Paying debt off or building savings is a question facing many people. Each situation is different, but in general I believe that people should save a cushion before paying off debt. How do you do it exactly?

Build a One Month Cash Reserve

It can be hard to dig up money to pay bills, much less build a reserve, but it’s possible. Building up an emergency fund helps you keep eliminating debt and have a safety net.

While building a buffer, start calling credit card, banks, and companies that you’re in debt to. Try to see if you can lower or eliminate some fees and rates such as:

  • Interest Rates
  • Annual Fees
  • Over the limit fee

If you can lower or eliminate some fees, even if it’s temporary, put the saved money into your emergency fund. A high yield savings account allows you to grow you money quicker than a typical savings account.

Have a garage sell either outside or sell through the internet.

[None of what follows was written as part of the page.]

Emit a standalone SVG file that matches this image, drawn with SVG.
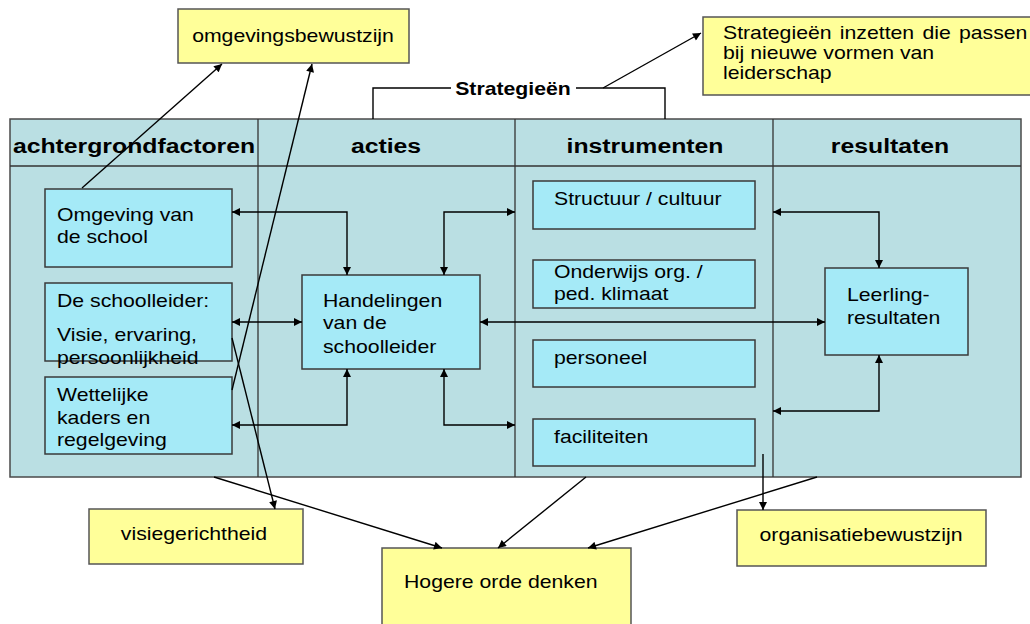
<svg xmlns="http://www.w3.org/2000/svg" width="1030" height="624" viewBox="0 0 1030 624">
<style>
.t{font-family:"Liberation Sans",Arial,sans-serif;font-size:18px;fill:#000}
.h{font-family:"Liberation Sans",Arial,sans-serif;font-size:21px;font-weight:bold;fill:#000}
.b{font-family:"Liberation Sans",Arial,sans-serif;font-size:18px;font-weight:bold;fill:#000}
.tbl{fill:#BADFE3;stroke:#4a4a4a;stroke-width:1.5}
.div{fill:none;stroke:#333;stroke-width:1.3}
.box{fill:#A5EAF7;stroke:#3a3a3a;stroke-width:1.5}
.yel{fill:#FFFF99;stroke:#555;stroke-width:1.5}
.c{fill:none;stroke:#000;stroke-width:1.4}
.e{marker-end:url(#ah)}
.d{marker-start:url(#ah);marker-end:url(#ah)}
</style>
<defs>
<marker id="ah" viewBox="0 0 10 10" refX="10" refY="5" markerWidth="9" markerHeight="8" markerUnits="userSpaceOnUse" orient="auto-start-reverse">
<path d="M0,0 L10,5 L0,10 z" fill="#000"/>
</marker>
</defs>

<g id="table">
<rect class="tbl" x="10" y="119" width="1011" height="358"/>
<line class="div" x1="10" y1="166" x2="1021" y2="166"/>
<line class="div" x1="258" y1="119" x2="258" y2="477"/>
<line class="div" x1="515" y1="119" x2="515" y2="477"/>
<line class="div" x1="773" y1="119" x2="773" y2="477"/>
<text class="h" text-anchor="middle" transform="translate(134 153) scale(1.18 1)">achtergrondfactoren</text>
<text class="h" text-anchor="middle" transform="translate(386 153) scale(1.18 1)">acties</text>
<text class="h" text-anchor="middle" transform="translate(645 153) scale(1.18 1)">instrumenten</text>
<text class="h" text-anchor="middle" transform="translate(890 153) scale(1.18 1)">resultaten</text>
</g>

<g id="omgeving">
<rect class="box" x="45" y="189" width="187" height="78"/>
<text class="t" transform="translate(57 0) scale(1.18 1)"><tspan x="0" y="221">Omgeving van</tspan><tspan x="0" y="243">de school</tspan></text>
</g>
<g id="schoolleider">
<rect class="box" x="45" y="283" width="187" height="78"/>
<text class="t" transform="translate(57 0) scale(1.18 1)"><tspan x="0" y="307">De schoolleider:</tspan><tspan x="0" y="341">Visie, ervaring,</tspan><tspan x="0" y="364">persoonlijkheid</tspan></text>
</g>
<g id="wettelijke">
<rect class="box" x="45" y="377" width="187" height="77"/>
<text class="t" transform="translate(57 0) scale(1.18 1)"><tspan x="0" y="401">Wettelijke</tspan><tspan x="0" y="424">kaders en</tspan><tspan x="0" y="446">regelgeving</tspan></text>
</g>
<g id="handelingen">
<rect class="box" x="302" y="275" width="178" height="94"/>
<text class="t" transform="translate(323 0) scale(1.18 1)"><tspan x="0" y="307">Handelingen</tspan><tspan x="0" y="329">van de</tspan><tspan x="0" y="353">schoolleider</tspan></text>
</g>
<g id="structuur">
<rect class="box" x="533" y="181" width="222" height="48"/>
<text class="t" transform="translate(554 205) scale(1.18 1)">Structuur / cultuur</text>
</g>
<g id="onderwijs">
<rect class="box" x="533" y="260" width="222" height="48"/>
<text class="t" transform="translate(554 0) scale(1.18 1)"><tspan x="0" y="278">Onderwijs org. /</tspan><tspan x="0" y="300">ped. klimaat</tspan></text>
</g>
<g id="personeel">
<rect class="box" x="533" y="340" width="222" height="47"/>
<text class="t" transform="translate(554 364) scale(1.18 1)">personeel</text>
</g>
<g id="faciliteiten">
<rect class="box" x="533" y="419" width="222" height="47"/>
<text class="t" transform="translate(554 443) scale(1.18 1)">faciliteiten</text>
</g>
<g id="leerling">
<rect class="box" x="825" y="268" width="143" height="87"/>
<text class="t" transform="translate(847 0) scale(1.18 1)"><tspan x="0" y="301">Leerling-</tspan><tspan x="0" y="324">resultaten</tspan></text>
</g>

<g id="omgevingsbewustzijn">
<rect class="yel" x="178" y="9" width="231" height="54"/>
<text class="t" text-anchor="middle" transform="translate(293 42) scale(1.18 1)">omgevingsbewustzijn</text>
</g>
<g id="strategieen-box">
<rect class="yel" x="703" y="17" width="340" height="78"/>
<text class="t" transform="translate(723 0) scale(1.18 1)"><tspan x="0" y="39" word-spacing="2">Strategieën inzetten die passen</tspan><tspan x="0" y="59">bij nieuwe vormen van</tspan><tspan x="0" y="79">leiderschap</tspan></text>
</g>
<g id="visiegerichtheid">
<rect class="yel" x="89" y="509" width="214" height="55"/>
<text class="t" text-anchor="middle" transform="translate(194 540) scale(1.18 1)">visiegerichtheid</text>
</g>
<g id="hogere">
<rect class="yel" x="382" y="548" width="249" height="90"/>
<text class="t" transform="translate(404 588) scale(1.18 1)">Hogere orde denken</text>
</g>
<g id="organisatiebewustzijn">
<rect class="yel" x="737" y="510" width="249" height="56"/>
<text class="t" text-anchor="middle" transform="translate(861 541) scale(1.18 1)">organisatiebewustzijn</text>
</g>

<g id="strategieen-label">
<text class="b" text-anchor="middle" transform="translate(513 95) scale(1.18 1)">Strategieën</text>
</g>

<g id="connectors">
<path class="c" d="M373,119 V88 H451"/>
<path class="c" d="M576,88 H665 V119"/>
<path class="c e" d="M603,88 L701,33"/>
<path class="c d" d="M232,212 H347 V275"/>
<path class="c d" d="M515,212 H444 V275"/>
<path class="c d" d="M232,322 H302"/>
<path class="c d" d="M480,322 H825"/>
<path class="c d" d="M232,425 H347 V369"/>
<path class="c d" d="M444,369 V425 H515"/>
<path class="c d" d="M773,212 H879 V268"/>
<path class="c d" d="M773,411 H879 V355"/>
<path class="c e" d="M82,188 L222,64"/>
<path class="c e" d="M232,390 L312,64"/>
<path class="c e" d="M232,338 L275,509"/>
<path class="c e" d="M214,477 L442,548"/>
<path class="c e" d="M586,477 L498,548"/>
<path class="c e" d="M817,477 L588,548"/>
<path class="c e" d="M763,454 V510"/>
</g>
</svg>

Unclutter your place and get some cash in your pockets to jumpstart your savings.

Consider Attacking Debt Starting with the Smallest Balance to Build Momentum

The purely financial choice would be to go and start with the highest interest.

  • There different methods to working debt, some people use a snowball approach, and other break it down to snowflakes. Use what method works for you. The best system is on that you can stick with.
  • Even when you’re paying your debt, have a portion of your paycheck transferred to a high interest savings account. Take 5-10% of what you pay for debt and automate deposits to build your emergency savings.
  • Just keep working at paying your debt month to month and once in awhile put a big amount down to knock the debt down.
  • Join No Credit Needed Network and keep track of your progress.
  • Find a group of family and friends that support you and your goals.

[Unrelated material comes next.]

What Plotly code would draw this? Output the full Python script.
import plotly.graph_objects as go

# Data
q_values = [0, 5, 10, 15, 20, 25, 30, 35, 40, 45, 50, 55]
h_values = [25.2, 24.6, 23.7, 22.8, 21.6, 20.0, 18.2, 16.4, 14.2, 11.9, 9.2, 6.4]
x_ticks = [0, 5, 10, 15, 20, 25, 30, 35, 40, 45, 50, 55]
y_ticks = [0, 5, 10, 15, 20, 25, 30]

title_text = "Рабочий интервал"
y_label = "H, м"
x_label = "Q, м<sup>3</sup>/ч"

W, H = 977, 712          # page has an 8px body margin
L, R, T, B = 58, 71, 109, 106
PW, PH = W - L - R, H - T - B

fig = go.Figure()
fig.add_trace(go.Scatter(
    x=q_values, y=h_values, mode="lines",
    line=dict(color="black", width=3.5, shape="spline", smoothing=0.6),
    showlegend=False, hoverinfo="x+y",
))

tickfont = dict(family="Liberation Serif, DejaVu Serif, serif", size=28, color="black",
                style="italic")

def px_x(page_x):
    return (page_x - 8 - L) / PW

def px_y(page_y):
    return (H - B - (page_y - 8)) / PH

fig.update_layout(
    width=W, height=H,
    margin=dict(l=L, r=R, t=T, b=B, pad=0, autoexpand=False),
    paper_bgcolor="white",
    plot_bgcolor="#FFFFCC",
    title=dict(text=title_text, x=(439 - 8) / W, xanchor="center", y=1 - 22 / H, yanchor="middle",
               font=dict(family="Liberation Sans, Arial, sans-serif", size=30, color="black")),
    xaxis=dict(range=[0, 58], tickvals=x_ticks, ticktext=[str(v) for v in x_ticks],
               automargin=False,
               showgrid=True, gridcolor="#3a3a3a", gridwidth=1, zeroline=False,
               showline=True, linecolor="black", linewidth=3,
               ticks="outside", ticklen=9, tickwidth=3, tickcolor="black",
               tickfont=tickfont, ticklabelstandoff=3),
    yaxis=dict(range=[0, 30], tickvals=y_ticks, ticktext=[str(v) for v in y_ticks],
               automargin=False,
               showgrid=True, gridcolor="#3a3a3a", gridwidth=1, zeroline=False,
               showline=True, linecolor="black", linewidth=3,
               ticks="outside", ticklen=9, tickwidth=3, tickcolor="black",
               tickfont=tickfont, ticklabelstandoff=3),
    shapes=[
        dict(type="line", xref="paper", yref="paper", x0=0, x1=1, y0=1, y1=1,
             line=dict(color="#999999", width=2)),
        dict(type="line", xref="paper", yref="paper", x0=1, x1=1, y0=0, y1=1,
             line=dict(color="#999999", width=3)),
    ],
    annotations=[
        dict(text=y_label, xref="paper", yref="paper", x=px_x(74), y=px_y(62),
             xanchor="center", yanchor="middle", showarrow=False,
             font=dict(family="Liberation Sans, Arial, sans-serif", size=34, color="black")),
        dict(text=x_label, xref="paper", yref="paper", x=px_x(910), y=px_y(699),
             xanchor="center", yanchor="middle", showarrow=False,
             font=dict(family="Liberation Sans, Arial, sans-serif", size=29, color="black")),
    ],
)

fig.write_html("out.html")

A Reader’s Experience with Eliminating Debt and Having Savings

Shela was kind enough to share her personal take on the matter:

I actually did everything backwards. I had about 9 months of savings in my emergency account, then I looked at my interest payments on debt and thought, gee, this is stupid. So I took over half of that money and immediately put it toward debt payment.

And here is the most important part: I made a PLAN to eliminate the remaining debt. I had not been making much progress until that point, even though I was making well above the minimum payments. So I set up an Excel spreadsheet to track my payments and balances, started using Quicken for my bank accounts, and gave myself a $100 weekly allowance for groceries, gas, and misc. items. I also set aside some of my “bonus money” (from overtime pay, expense checks, rebate checks, gifts) to cover irregular expenses like vet bills or insurance payments. Everything else goes into savings and debt repayment.

I transferred most of my remaining debt to a 0% for 12 months credit card and am making minimum payments while putting the extra debt repayments in my high-yield savings account to earn interest. Then I will pay off the card before the offer expires.

If I can stick to this plan (and I have done so for 9 months now with no problems), I should be completely debt free in another 16 months. If I have additional bonus money, it will be sooner than that!

By having some savings, you can avoid or at least reduce the stress of an unexpected emergency. Paying down your debt can also help you in the long run. Remember, a good credit history can help as a higher credit score leads to lower interest rates.

What’s your take on it? Should you build savings or pay debt first?